Kelley R. Wiese, Jatin P. Ambegaonkar, and Joel Martin
Clinical Scenario: Dancing is a demanding esthetic activity with dancers having an 85% annual injury incident rate when performing complex dance motor skills. Teachers and clinicians use a combination of external and internal attentional cues when teaching dancers motor skills and when working on rehabilitation programs with injured dancers, respectively. External attentional focus (ie, focusing on movement outcome) reportedly results in superior performance than internal attentional focus (ie, focus on body movements). Interestingly, dancers reportedly often adopt an internal focus when dancing. Still, limited literature exists examining the effects of attentional focus on dancers’ performance. Clinical Question: How does attentional focus (external or internal) impact performance in dancers? Summary of Key Findings: Four original quasi-experimental studies met inclusion criteria.

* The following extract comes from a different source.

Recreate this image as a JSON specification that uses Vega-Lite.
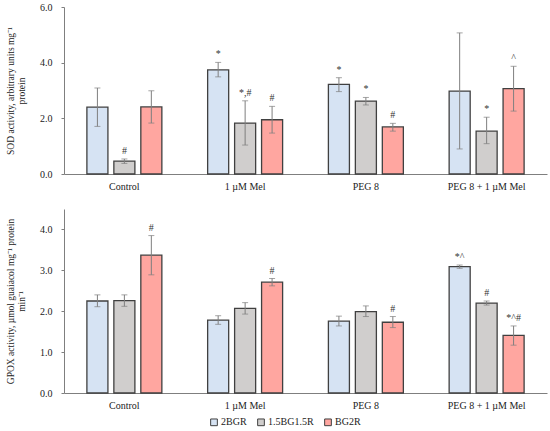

In the current examination, we found mixed results about the impact of attentional focus in dancers. Specifically, using an external attentional focus resulted in better performance in 2 studies, but these findings were limited to lesser experienced dancers. Experienced dancers did not have any physical performance differences when using external or internal focus. Internal focus also did not negatively affect dancers’ performance in 2 studies. Some authors noted positive motivational effects (eg, increased perceived competence) when dancers used external focus. Clinical Bottom Line: Low-quality evidence exists supporting the notion that in less experienced dance students, external focus improves performance. In experienced dancers, the type of attentional focus did not impact performance. External focus provides positive mental effects. Thus, clinicians working with dancers can integrate individualized feedback according to dancer level, with a preference toward external focus due to positive mental effects, to design optimal training and rehabilitation programs. Strength of Recommendation: Grade B evidence exists supporting the notion that an external attentional focus improves performance in less experienced dance students and also has positive mental effects. Internal attentional focus does not impede experienced dancers’ performance.